**Objective:**
Return, exactly as written, the lines that start at the one holding "What Chart.js code" and end at the one holding "161.7, 162.6, 162.7];", with both of those lines kept. Skip any pictures.

(Records from a collection)
● ● ● ● ●

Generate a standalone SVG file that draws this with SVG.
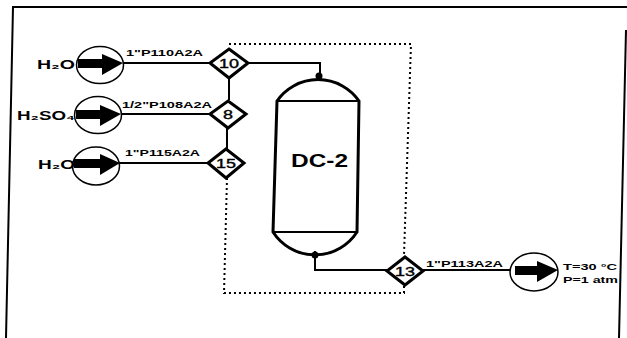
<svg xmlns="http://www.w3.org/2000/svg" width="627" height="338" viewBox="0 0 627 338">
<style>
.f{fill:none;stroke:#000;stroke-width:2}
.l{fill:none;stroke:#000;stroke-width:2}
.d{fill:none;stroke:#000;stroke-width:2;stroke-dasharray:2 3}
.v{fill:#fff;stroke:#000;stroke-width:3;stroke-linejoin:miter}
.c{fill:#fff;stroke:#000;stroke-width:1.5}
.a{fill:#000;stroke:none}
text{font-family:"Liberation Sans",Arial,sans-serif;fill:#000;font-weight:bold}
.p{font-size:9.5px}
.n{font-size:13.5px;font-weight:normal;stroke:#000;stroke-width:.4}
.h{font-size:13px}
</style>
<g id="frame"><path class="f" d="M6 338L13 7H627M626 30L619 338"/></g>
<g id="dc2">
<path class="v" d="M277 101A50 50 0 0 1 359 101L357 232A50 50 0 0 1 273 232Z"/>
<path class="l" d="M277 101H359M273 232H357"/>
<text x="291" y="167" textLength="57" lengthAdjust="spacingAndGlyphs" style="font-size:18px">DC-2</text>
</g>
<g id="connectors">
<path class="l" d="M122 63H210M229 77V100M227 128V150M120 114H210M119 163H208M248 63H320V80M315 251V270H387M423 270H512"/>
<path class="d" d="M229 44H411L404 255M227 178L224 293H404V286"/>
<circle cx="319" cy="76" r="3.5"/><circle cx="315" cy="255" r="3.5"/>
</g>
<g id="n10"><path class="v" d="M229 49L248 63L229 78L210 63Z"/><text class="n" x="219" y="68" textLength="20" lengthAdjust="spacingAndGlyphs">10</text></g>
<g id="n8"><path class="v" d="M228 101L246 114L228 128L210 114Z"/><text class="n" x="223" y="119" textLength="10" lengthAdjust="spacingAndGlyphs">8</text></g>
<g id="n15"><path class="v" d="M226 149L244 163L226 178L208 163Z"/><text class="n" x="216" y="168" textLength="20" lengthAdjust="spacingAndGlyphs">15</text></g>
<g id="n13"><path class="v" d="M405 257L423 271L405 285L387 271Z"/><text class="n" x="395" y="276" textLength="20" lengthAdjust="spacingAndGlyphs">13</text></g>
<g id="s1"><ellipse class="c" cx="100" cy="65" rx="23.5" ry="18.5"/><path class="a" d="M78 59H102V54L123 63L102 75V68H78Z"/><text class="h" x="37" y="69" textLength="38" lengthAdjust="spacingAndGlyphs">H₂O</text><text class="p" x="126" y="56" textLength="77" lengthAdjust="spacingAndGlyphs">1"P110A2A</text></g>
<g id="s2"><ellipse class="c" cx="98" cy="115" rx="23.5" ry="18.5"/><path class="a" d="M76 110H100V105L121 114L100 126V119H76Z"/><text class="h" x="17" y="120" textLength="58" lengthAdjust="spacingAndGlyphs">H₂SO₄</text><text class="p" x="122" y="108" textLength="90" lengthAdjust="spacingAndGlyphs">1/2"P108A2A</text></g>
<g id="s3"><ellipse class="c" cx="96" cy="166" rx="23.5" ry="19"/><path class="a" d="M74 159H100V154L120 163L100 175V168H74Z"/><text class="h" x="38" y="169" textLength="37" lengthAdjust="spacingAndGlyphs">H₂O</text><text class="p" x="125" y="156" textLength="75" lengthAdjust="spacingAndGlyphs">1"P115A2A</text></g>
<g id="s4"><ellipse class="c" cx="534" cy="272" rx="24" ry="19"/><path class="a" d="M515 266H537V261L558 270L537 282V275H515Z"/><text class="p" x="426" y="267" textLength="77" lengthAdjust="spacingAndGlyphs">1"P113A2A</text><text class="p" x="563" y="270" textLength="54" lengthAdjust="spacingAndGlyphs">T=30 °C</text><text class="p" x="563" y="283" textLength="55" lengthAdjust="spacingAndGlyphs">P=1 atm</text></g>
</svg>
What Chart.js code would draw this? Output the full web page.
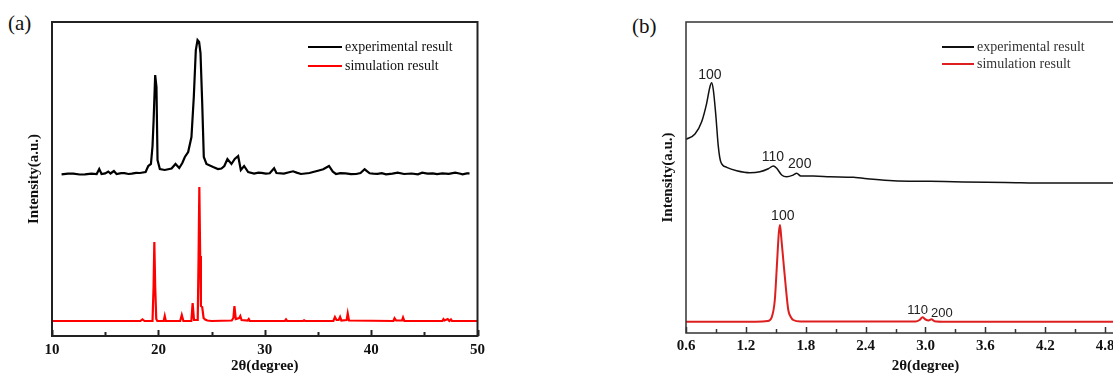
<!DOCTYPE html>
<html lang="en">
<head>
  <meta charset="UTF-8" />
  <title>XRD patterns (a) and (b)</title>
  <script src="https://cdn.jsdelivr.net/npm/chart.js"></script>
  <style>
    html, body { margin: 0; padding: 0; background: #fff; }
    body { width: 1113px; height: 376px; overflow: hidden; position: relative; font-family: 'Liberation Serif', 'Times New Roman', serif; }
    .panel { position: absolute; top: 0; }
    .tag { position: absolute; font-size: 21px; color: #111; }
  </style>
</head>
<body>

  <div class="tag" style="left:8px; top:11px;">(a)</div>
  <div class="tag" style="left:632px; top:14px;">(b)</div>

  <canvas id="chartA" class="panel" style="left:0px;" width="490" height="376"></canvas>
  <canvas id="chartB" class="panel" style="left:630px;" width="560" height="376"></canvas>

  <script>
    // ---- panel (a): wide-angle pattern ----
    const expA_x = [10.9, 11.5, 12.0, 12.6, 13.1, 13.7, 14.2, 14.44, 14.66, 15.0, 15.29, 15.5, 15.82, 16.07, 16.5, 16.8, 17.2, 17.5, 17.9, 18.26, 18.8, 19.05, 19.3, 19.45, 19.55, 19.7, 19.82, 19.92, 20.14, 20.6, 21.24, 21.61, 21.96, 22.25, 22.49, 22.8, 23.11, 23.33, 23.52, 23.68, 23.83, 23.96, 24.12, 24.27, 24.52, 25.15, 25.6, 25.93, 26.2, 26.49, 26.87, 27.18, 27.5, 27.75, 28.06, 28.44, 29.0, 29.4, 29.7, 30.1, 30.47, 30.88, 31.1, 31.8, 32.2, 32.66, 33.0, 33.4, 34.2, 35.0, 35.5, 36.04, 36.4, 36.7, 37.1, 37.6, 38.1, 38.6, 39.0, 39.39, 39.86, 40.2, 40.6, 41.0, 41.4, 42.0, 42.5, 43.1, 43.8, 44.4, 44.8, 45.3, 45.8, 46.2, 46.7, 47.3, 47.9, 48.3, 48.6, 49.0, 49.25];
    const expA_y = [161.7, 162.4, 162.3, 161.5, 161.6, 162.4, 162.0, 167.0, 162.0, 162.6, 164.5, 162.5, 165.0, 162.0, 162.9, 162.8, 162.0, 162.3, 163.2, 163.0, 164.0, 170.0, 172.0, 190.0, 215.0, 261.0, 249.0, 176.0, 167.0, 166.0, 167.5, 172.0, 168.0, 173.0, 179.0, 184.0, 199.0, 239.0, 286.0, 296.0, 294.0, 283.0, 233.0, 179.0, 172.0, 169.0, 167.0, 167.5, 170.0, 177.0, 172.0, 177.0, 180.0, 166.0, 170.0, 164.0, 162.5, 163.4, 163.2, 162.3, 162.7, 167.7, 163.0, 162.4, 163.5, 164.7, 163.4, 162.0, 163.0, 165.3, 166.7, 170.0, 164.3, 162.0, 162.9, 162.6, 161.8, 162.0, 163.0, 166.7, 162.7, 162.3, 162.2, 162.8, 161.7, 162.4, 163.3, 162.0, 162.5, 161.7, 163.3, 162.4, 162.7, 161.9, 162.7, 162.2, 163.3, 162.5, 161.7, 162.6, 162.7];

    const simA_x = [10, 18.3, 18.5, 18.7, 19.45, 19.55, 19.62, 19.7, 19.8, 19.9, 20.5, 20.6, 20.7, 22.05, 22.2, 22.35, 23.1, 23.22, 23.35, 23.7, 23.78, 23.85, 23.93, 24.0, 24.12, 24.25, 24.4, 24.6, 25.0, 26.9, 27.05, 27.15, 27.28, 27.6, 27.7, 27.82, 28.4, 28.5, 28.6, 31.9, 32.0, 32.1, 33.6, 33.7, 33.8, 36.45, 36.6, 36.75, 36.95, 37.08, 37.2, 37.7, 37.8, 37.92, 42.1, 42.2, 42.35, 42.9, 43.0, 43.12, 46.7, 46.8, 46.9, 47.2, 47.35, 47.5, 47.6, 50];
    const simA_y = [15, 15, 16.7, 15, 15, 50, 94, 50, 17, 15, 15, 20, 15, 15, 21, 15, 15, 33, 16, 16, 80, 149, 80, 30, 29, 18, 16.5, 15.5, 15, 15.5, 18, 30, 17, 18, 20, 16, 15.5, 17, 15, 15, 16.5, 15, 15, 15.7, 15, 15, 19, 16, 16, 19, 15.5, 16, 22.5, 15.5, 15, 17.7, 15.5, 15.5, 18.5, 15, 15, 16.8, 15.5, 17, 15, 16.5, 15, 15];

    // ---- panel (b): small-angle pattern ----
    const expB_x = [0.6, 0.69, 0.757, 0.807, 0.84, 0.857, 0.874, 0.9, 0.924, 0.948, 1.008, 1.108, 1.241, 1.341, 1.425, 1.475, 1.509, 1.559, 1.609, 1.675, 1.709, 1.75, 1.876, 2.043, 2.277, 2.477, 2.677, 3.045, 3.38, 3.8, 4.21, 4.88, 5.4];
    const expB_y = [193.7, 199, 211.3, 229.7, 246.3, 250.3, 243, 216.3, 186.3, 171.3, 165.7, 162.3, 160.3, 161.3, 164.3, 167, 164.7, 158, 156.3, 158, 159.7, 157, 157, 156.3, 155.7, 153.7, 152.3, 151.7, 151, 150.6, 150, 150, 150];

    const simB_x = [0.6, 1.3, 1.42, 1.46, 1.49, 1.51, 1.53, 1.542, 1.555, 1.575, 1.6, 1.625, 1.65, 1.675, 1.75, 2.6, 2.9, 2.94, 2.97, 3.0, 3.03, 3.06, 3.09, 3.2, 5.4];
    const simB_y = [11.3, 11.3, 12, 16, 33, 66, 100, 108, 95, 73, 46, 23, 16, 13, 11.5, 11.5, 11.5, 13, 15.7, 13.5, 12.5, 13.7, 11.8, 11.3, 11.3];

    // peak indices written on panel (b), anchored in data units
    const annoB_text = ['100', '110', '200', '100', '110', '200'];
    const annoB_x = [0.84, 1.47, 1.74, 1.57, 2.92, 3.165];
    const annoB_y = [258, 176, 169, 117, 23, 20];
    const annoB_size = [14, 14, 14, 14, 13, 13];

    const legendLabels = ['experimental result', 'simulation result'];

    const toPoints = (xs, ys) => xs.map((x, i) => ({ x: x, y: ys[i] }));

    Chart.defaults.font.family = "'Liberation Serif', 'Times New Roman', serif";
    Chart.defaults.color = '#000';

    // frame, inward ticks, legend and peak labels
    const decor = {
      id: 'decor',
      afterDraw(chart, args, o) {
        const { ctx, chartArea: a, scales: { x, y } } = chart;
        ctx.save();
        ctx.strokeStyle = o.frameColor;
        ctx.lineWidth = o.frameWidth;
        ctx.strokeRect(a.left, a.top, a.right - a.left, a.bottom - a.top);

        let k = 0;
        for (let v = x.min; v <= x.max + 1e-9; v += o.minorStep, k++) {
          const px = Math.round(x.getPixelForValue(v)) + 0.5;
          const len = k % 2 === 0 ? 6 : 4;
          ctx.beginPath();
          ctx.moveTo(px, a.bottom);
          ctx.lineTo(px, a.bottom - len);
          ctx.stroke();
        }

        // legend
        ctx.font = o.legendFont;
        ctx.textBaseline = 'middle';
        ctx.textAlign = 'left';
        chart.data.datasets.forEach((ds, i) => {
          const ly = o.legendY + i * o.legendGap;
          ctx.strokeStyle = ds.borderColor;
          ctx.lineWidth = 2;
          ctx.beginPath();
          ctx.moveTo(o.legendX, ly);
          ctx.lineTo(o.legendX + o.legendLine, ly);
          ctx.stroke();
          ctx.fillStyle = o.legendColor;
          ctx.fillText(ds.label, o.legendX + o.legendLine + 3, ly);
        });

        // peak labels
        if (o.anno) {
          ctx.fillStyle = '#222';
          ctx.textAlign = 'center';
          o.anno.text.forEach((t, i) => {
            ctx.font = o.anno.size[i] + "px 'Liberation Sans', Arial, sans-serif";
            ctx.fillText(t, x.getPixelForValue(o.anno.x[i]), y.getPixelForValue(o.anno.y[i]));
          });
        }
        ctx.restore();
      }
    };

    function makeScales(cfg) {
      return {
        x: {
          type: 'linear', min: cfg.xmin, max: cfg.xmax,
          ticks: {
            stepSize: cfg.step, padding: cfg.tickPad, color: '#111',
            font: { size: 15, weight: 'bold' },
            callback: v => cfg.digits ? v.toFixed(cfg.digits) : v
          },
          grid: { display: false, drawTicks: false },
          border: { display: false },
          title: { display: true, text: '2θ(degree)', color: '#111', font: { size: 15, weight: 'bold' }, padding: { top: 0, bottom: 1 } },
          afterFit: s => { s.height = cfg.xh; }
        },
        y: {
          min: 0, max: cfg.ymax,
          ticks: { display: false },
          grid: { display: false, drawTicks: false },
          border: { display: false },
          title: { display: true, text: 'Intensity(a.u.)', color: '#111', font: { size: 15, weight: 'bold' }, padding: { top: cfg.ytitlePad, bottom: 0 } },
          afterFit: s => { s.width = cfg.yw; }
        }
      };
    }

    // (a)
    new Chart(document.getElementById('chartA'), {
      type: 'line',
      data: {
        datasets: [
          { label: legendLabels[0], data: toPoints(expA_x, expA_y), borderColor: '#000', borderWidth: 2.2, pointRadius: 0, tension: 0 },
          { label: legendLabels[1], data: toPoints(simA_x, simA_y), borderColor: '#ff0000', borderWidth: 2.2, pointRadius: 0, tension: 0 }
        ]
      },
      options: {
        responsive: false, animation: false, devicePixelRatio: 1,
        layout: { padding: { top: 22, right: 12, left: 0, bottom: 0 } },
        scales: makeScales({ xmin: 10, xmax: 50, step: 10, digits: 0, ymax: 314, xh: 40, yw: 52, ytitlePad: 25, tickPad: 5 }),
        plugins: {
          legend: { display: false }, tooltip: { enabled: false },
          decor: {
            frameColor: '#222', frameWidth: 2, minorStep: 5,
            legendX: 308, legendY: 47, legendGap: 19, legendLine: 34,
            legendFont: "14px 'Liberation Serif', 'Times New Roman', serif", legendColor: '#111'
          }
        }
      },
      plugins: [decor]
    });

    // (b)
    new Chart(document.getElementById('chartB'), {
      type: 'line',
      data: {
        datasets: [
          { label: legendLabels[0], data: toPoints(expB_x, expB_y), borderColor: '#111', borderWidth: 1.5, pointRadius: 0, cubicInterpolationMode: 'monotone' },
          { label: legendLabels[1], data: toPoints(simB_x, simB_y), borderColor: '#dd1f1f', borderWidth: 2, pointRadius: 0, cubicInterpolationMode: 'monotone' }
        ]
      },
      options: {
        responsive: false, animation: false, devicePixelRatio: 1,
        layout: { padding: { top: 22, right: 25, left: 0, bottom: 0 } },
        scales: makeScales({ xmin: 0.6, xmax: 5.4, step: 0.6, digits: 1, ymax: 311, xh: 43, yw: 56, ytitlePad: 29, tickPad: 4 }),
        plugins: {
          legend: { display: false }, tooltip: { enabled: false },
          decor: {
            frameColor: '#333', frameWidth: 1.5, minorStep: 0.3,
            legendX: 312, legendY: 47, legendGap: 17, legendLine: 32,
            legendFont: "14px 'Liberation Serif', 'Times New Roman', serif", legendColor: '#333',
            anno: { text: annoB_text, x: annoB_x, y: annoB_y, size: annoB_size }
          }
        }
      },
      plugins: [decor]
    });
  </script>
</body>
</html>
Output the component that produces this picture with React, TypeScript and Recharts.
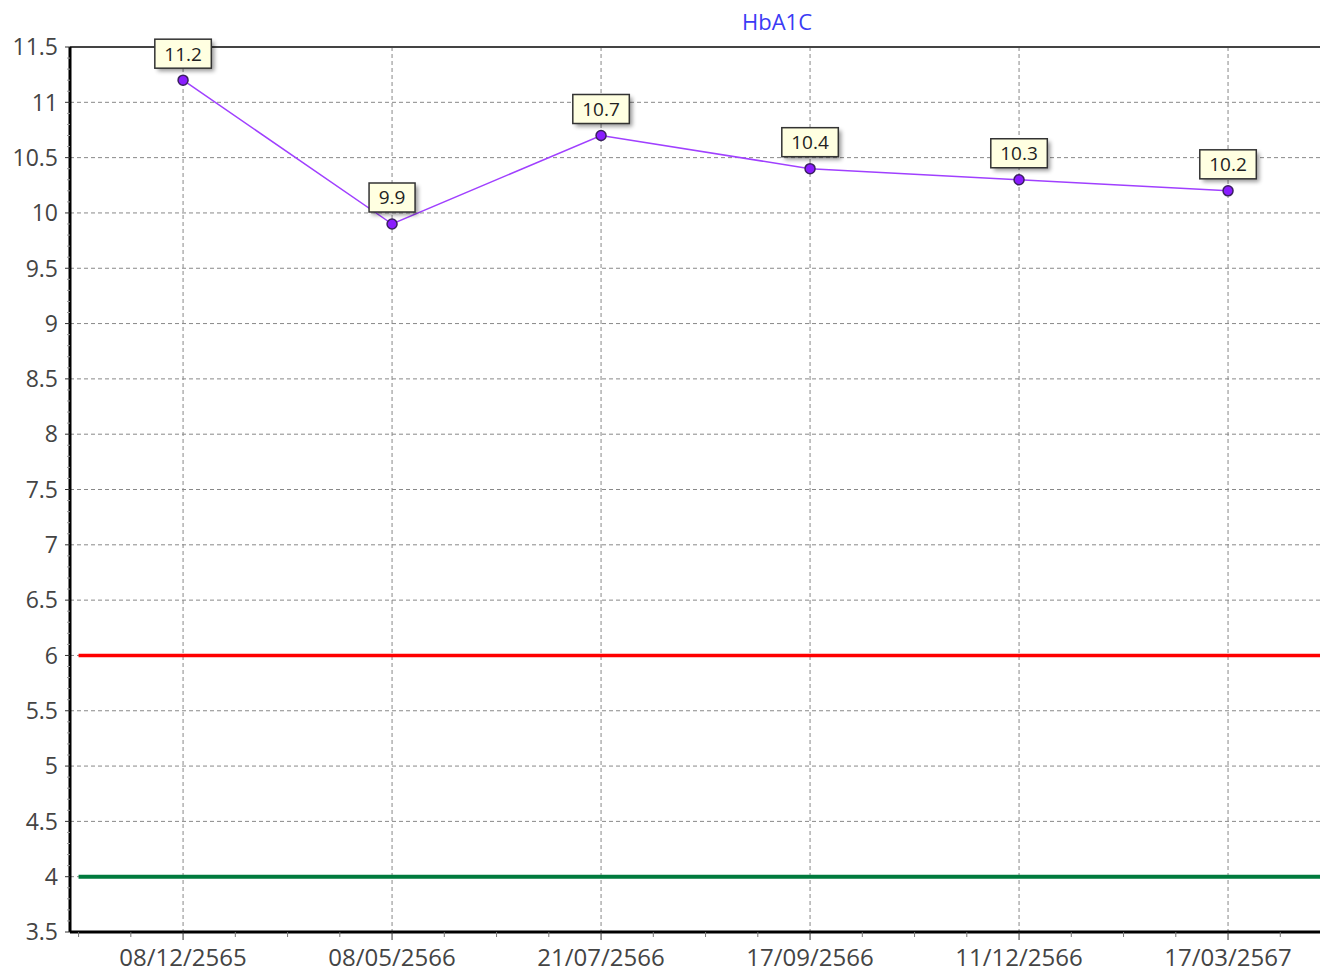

● ● ● ● ●

**Output below:**
What Chart.js code would draw this? Output the full web page.
<!DOCTYPE html>
<html lang="en">
<head>
  <meta charset="UTF-8" />
  <title>XRD patterns (a) and (b)</title>
  <script src="https://cdn.jsdelivr.net/npm/chart.js"></script>
  <style>
    html, body { margin: 0; padding: 0; background: #fff; }
    body { width: 1113px; height: 376px; overflow: hidden; position: relative; font-family: 'Liberation Serif', 'Times New Roman', serif; }
    .panel { position: absolute; top: 0; }
    .tag { position: absolute; font-size: 21px; color: #111; }
  </style>
</head>
<body>

  <div class="tag" style="left:8px; top:11px;">(a)</div>
  <div class="tag" style="left:632px; top:14px;">(b)</div>

  <canvas id="chartA" class="panel" style="left:0px;" width="490" height="376"></canvas>
  <canvas id="chartB" class="panel" style="left:630px;" width="560" height="376"></canvas>

  <script>
    // ---- panel (a): wide-angle pattern ----
    const expA_x = [10.9, 11.5, 12.0, 12.6, 13.1, 13.7, 14.2, 14.44, 14.66, 15.0, 15.29, 15.5, 15.82, 16.07, 16.5, 16.8, 17.2, 17.5, 17.9, 18.26, 18.8, 19.05, 19.3, 19.45, 19.55, 19.7, 19.82, 19.92, 20.14, 20.6, 21.24, 21.61, 21.96, 22.25, 22.49, 22.8, 23.11, 23.33, 23.52, 23.68, 23.83, 23.96, 24.12, 24.27, 24.52, 25.15, 25.6, 25.93, 26.2, 26.49, 26.87, 27.18, 27.5, 27.75, 28.06, 28.44, 29.0, 29.4, 29.7, 30.1, 30.47, 30.88, 31.1, 31.8, 32.2, 32.66, 33.0, 33.4, 34.2, 35.0, 35.5, 36.04, 36.4, 36.7, 37.1, 37.6, 38.1, 38.6, 39.0, 39.39, 39.86, 40.2, 40.6, 41.0, 41.4, 42.0, 42.5, 43.1, 43.8, 44.4, 44.8, 45.3, 45.8, 46.2, 46.7, 47.3, 47.9, 48.3, 48.6, 49.0, 49.25];
    const expA_y = [161.7, 162.4, 162.3, 161.5, 161.6, 162.4, 162.0, 167.0, 162.0, 162.6, 164.5, 162.5, 165.0, 162.0, 162.9, 162.8, 162.0, 162.3, 163.2, 163.0, 164.0, 170.0, 172.0, 190.0, 215.0, 261.0, 249.0, 176.0, 167.0, 166.0, 167.5, 172.0, 168.0, 173.0, 179.0, 184.0, 199.0, 239.0, 286.0, 296.0, 294.0, 283.0, 233.0, 179.0, 172.0, 169.0, 167.0, 167.5, 170.0, 177.0, 172.0, 177.0, 180.0, 166.0, 170.0, 164.0, 162.5, 163.4, 163.2, 162.3, 162.7, 167.7, 163.0, 162.4, 163.5, 164.7, 163.4, 162.0, 163.0, 165.3, 166.7, 170.0, 164.3, 162.0, 162.9, 162.6, 161.8, 162.0, 163.0, 166.7, 162.7, 162.3, 162.2, 162.8, 161.7, 162.4, 163.3, 162.0, 162.5, 161.7, 163.3, 162.4, 162.7, 161.9, 162.7, 162.2, 163.3, 162.5, 161.7, 162.6, 162.7];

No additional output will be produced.